Task to carry out: Return each line containing the string "this".

-- Begin Information given --

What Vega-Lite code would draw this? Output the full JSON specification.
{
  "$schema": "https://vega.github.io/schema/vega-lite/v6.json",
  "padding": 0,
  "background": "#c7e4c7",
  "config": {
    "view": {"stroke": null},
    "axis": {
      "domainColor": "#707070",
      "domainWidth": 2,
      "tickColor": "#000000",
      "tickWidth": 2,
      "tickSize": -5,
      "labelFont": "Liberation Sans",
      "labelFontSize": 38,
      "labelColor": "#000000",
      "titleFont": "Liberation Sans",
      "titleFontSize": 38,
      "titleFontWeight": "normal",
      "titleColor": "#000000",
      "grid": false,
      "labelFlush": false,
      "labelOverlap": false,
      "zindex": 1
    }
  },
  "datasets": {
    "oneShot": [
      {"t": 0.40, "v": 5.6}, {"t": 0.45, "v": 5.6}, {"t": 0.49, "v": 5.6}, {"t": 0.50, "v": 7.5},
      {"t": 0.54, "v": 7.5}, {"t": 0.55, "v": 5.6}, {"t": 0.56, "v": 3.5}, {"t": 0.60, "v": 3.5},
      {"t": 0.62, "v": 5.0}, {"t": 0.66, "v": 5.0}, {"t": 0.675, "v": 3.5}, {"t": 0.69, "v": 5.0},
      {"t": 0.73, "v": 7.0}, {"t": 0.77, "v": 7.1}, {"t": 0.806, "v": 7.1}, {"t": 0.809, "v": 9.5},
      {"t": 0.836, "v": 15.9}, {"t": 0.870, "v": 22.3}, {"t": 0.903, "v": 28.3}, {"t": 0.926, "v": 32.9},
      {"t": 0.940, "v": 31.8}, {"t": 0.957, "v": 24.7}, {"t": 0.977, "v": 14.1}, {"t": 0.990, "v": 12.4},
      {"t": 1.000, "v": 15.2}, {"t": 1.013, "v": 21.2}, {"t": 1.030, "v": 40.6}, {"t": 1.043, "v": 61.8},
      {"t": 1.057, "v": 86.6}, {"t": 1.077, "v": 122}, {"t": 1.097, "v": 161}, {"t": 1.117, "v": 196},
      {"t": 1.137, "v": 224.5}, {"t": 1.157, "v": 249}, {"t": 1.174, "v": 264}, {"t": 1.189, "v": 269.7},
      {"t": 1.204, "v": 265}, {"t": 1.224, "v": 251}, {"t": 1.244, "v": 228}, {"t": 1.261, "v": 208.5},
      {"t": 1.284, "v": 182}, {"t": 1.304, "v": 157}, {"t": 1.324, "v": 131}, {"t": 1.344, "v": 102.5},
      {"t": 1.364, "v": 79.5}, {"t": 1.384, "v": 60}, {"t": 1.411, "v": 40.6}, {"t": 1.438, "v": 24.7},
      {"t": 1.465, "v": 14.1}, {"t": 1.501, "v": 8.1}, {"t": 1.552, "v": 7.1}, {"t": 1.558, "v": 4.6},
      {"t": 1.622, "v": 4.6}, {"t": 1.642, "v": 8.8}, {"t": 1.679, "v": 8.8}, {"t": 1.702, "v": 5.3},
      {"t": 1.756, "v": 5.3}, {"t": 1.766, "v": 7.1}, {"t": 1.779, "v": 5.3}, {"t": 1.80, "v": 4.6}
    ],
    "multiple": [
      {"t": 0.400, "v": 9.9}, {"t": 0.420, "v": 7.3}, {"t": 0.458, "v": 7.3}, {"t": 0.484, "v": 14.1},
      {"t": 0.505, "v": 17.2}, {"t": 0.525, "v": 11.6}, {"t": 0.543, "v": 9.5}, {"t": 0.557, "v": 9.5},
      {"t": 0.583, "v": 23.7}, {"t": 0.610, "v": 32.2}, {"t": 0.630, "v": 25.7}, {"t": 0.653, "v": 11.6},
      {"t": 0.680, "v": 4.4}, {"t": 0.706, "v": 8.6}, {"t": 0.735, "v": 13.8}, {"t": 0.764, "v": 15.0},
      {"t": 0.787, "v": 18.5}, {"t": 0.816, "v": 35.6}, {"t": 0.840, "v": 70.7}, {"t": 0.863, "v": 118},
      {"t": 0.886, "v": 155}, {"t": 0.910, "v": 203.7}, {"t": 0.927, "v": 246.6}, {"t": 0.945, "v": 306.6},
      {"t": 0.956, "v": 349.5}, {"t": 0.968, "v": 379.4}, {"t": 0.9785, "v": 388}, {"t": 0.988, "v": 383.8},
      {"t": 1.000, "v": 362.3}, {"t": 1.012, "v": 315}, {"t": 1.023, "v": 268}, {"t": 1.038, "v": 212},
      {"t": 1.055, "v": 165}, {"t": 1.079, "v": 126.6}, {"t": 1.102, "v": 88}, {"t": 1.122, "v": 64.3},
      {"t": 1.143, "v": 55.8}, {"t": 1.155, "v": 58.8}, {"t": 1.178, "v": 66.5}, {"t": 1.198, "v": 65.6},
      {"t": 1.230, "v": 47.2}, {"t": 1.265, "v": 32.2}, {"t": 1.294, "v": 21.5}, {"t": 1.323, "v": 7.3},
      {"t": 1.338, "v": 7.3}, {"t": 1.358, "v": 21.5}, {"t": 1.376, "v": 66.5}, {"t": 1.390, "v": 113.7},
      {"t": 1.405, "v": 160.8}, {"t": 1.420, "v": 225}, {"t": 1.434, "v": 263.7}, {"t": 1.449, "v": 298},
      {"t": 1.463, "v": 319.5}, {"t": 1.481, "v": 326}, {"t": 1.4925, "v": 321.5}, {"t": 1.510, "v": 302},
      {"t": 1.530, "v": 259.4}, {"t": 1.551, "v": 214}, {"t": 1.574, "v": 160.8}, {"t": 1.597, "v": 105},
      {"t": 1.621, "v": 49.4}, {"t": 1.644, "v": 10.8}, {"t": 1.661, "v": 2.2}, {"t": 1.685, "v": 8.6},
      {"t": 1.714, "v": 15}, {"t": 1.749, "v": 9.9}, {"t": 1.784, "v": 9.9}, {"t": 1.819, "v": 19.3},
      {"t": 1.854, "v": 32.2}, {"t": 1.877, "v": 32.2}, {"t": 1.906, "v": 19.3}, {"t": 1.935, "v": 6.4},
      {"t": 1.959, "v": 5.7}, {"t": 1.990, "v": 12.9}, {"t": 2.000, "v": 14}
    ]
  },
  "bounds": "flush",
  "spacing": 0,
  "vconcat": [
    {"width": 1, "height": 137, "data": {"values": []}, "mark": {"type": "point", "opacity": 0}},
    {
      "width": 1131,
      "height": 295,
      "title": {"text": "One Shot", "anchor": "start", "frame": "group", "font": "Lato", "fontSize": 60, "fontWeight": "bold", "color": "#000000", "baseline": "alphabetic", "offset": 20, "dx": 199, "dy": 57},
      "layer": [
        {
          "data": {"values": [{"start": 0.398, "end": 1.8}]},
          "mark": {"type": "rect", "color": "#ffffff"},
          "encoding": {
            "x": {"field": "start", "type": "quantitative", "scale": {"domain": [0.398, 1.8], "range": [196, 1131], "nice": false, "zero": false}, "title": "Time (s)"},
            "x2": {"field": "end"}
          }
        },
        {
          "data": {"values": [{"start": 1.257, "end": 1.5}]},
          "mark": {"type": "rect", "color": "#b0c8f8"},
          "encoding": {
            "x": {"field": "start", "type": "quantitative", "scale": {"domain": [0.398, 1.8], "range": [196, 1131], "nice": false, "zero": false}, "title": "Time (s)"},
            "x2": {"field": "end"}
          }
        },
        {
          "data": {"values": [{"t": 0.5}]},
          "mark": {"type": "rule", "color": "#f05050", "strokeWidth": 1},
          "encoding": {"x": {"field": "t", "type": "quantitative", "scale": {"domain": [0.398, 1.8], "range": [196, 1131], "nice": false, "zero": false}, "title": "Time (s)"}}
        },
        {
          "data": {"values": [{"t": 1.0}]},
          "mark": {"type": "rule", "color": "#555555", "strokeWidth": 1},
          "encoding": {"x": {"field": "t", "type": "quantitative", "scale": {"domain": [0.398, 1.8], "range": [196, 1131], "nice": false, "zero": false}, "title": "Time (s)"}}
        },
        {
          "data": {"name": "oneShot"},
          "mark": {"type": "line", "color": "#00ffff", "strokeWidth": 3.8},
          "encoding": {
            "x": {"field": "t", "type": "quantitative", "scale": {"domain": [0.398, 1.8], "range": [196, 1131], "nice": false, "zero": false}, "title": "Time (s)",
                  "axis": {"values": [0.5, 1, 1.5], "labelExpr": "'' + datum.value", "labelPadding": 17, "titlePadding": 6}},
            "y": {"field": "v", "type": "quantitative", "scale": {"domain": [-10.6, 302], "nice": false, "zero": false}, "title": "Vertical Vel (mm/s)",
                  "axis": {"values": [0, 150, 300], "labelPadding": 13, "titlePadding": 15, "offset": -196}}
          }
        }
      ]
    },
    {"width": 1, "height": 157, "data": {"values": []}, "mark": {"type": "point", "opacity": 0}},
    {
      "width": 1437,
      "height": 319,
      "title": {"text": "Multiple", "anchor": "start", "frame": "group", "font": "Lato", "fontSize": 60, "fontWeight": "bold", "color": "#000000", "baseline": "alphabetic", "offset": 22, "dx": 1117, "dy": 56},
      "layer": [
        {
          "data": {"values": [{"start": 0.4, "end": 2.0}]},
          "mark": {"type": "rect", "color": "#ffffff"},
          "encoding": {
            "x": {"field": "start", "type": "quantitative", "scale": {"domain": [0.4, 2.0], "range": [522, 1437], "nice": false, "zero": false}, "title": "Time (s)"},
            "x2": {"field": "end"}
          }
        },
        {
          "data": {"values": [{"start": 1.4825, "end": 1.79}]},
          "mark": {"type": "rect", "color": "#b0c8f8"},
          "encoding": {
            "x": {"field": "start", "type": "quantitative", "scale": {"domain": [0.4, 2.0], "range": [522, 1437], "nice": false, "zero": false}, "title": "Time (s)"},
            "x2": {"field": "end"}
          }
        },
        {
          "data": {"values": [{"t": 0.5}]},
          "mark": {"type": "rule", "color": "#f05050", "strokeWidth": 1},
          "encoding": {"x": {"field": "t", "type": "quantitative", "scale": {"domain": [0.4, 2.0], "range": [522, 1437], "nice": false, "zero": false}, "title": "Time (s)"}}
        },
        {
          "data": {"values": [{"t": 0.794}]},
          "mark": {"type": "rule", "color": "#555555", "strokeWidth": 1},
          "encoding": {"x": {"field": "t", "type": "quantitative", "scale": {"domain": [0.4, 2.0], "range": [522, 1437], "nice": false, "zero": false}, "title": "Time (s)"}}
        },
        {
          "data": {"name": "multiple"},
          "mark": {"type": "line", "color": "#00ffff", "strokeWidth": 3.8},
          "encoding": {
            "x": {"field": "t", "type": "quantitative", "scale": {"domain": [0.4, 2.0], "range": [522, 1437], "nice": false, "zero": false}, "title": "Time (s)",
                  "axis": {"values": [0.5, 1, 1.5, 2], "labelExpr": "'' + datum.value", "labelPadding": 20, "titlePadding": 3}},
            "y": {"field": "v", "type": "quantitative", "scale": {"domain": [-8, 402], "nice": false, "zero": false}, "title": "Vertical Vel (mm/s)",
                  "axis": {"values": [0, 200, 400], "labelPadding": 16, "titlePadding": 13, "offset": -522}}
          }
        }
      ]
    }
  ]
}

-- End Information given --
-- Begin Information given --

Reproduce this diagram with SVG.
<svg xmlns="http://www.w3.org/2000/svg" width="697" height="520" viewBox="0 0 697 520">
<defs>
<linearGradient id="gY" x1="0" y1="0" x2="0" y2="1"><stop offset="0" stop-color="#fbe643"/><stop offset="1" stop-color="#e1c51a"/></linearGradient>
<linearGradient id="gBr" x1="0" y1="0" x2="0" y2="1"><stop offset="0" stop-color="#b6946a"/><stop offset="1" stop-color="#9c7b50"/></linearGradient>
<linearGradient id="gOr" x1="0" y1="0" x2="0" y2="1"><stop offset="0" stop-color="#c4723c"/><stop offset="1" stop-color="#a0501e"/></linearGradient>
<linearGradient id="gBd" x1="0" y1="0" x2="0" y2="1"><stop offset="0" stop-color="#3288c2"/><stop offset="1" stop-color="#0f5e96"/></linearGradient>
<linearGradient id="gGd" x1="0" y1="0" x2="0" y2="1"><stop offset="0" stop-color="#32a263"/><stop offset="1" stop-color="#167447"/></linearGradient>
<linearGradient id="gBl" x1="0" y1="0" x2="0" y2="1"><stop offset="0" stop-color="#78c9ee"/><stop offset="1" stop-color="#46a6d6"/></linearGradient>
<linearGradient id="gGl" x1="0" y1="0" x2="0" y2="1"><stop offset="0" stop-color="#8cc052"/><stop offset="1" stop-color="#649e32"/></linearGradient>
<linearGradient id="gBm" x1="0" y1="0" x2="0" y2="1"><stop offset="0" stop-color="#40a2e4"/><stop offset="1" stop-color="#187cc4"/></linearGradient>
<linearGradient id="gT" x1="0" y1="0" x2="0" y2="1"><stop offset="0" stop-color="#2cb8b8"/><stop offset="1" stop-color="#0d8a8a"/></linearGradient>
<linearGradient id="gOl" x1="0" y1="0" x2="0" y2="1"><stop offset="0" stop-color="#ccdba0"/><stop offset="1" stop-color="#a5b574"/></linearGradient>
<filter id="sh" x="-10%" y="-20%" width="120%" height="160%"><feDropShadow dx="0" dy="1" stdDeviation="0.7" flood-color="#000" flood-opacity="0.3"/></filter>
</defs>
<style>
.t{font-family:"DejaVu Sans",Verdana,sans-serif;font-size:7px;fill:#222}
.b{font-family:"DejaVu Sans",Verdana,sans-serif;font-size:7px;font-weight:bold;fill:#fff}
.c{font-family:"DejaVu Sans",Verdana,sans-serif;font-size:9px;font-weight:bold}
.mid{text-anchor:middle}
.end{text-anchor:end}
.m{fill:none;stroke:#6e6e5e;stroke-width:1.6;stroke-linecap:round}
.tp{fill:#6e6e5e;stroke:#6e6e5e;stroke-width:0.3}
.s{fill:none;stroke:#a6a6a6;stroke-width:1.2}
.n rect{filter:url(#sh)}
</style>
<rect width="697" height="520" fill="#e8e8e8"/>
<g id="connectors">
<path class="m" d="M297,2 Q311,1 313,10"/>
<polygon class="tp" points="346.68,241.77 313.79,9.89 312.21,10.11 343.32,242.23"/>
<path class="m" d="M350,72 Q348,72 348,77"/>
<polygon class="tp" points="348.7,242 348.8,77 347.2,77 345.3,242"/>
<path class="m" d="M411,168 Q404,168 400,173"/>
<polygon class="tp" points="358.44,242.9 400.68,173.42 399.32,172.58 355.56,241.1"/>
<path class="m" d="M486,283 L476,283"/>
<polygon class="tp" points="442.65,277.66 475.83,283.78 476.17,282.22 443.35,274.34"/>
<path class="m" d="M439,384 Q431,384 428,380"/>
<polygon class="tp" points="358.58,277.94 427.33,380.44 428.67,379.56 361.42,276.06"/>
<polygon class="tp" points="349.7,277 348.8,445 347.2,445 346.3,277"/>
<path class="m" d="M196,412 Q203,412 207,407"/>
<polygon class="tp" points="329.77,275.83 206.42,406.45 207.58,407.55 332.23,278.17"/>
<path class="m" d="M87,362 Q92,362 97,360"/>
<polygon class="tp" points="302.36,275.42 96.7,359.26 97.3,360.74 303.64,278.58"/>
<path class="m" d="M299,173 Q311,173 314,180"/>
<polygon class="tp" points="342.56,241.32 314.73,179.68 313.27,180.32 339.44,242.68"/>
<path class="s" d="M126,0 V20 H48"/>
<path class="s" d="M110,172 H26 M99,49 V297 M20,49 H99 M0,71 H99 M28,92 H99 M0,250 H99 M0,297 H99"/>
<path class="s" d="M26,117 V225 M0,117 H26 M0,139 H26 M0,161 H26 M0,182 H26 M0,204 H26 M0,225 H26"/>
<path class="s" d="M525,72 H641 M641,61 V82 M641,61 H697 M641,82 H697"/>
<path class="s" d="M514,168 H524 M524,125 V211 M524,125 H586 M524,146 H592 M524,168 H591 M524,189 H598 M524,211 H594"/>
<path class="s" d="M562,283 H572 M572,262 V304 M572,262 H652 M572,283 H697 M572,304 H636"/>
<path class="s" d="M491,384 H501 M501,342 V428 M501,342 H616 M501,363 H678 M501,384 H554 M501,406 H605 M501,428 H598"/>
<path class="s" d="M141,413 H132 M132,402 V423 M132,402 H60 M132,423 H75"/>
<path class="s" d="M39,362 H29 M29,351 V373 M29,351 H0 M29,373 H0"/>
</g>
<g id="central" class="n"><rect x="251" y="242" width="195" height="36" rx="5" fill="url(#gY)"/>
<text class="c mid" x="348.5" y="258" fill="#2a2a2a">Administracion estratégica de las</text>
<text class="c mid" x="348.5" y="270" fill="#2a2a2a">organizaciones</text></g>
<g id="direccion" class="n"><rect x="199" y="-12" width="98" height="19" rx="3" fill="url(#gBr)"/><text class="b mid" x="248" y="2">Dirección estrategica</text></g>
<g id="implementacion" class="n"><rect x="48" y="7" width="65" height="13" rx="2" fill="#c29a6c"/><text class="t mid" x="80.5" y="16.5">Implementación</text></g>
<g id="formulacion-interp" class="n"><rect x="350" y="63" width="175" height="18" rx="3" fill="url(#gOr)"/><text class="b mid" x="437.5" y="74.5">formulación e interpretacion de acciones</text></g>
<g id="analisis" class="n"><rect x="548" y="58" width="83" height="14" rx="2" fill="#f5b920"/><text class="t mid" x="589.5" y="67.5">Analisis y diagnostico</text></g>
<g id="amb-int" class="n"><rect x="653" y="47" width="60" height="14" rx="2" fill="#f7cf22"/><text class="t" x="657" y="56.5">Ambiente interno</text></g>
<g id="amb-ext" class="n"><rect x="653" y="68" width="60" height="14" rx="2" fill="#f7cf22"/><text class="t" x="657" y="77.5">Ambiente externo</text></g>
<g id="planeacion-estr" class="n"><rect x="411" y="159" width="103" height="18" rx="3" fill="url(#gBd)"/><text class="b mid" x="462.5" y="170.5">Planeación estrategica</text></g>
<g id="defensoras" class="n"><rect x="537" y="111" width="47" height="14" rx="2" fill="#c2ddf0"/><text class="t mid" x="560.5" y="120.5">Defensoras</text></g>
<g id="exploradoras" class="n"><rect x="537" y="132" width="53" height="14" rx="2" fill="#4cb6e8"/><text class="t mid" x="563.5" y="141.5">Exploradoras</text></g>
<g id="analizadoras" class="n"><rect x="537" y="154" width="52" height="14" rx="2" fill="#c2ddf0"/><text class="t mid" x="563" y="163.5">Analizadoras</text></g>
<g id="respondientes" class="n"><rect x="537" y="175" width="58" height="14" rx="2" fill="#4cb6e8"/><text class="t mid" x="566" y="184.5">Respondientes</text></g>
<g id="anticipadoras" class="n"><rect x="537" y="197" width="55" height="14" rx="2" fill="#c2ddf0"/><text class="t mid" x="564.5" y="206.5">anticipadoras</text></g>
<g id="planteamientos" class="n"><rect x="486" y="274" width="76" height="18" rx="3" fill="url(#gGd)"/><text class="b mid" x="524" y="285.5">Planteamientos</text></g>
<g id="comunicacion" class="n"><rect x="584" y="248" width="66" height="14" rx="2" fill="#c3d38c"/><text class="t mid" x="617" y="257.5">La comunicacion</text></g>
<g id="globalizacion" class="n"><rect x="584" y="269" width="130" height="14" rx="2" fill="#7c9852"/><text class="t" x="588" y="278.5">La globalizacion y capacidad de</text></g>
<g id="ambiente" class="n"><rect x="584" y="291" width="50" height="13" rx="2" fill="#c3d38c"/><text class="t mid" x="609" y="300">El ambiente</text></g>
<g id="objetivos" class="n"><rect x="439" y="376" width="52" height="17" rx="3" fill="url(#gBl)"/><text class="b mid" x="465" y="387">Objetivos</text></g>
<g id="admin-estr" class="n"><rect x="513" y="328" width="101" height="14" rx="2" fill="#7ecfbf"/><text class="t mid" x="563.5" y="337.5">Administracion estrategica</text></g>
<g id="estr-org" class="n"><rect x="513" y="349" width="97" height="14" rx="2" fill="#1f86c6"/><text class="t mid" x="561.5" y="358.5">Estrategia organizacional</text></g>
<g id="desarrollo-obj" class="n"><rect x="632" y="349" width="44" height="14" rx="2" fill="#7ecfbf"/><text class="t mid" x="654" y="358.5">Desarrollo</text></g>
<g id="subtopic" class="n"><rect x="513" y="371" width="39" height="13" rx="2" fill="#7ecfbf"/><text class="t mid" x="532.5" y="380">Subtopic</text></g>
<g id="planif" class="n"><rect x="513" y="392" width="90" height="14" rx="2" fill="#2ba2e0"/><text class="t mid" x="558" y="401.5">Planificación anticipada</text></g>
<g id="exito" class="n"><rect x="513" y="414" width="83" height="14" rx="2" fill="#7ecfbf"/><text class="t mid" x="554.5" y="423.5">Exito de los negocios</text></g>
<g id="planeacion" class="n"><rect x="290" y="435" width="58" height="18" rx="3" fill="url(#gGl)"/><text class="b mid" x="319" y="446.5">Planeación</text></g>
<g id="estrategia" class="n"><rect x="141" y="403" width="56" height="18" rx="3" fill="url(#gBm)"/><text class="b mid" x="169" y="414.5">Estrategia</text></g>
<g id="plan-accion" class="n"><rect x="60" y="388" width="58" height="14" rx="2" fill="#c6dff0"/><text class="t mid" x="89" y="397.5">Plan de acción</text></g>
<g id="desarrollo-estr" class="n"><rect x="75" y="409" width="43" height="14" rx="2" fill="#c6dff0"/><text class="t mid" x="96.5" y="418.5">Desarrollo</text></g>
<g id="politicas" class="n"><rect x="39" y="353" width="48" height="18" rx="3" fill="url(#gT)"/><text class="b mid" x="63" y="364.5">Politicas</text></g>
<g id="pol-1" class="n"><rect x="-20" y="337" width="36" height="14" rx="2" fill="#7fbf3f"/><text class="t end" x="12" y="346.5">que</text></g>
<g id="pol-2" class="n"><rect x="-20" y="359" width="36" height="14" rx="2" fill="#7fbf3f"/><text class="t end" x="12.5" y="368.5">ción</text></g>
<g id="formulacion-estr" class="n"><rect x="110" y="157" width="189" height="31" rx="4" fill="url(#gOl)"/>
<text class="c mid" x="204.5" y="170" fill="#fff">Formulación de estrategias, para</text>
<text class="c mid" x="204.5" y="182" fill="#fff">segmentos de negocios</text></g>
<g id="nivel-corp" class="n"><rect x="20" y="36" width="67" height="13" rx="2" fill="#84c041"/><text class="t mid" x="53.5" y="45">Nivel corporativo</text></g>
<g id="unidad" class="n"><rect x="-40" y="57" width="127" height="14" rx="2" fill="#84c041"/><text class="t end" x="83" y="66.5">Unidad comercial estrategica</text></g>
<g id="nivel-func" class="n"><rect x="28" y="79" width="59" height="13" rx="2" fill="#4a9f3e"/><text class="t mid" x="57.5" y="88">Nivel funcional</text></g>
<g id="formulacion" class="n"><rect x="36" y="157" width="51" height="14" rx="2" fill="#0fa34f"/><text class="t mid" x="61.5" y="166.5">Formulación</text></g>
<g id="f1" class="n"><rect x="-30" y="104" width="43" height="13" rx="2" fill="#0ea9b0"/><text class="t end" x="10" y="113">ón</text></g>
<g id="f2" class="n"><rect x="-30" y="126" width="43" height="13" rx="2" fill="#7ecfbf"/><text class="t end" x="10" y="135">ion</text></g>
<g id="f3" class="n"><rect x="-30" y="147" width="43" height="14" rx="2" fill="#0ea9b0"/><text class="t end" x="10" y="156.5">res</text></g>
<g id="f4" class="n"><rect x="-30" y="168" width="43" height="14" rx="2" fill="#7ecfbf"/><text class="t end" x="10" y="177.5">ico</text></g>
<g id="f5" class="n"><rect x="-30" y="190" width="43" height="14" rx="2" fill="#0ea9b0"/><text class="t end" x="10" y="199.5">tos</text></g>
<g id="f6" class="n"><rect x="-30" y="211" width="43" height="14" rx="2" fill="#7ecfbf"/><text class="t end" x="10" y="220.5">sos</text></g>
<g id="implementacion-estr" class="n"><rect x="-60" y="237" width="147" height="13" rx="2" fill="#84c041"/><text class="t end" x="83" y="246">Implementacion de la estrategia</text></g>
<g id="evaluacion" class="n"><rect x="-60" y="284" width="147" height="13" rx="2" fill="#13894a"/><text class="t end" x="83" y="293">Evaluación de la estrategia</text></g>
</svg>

-- End Information given --
-- Begin Information given --

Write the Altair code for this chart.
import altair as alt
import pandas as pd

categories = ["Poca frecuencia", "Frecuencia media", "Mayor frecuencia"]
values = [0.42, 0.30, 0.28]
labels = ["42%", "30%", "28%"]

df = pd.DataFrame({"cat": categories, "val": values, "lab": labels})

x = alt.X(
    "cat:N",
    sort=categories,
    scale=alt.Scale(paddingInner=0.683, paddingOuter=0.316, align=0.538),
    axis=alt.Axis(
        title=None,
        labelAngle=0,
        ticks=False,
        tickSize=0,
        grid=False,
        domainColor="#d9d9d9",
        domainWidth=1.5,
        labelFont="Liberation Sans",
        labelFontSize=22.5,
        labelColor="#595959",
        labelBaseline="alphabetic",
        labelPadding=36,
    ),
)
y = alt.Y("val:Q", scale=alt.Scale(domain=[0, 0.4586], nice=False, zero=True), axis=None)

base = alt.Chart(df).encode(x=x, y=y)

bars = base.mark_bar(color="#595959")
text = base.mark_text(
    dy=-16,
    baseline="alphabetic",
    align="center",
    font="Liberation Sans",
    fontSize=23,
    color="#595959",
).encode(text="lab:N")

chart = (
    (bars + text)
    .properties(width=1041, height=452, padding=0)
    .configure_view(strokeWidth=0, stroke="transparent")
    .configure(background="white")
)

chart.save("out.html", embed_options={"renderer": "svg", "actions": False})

-- End Information given --

Final result:
What Vega-Lite code would draw this? Output the full JSON specification.
Reproduce this diagram with SVG.
Write the Altair code for this chart.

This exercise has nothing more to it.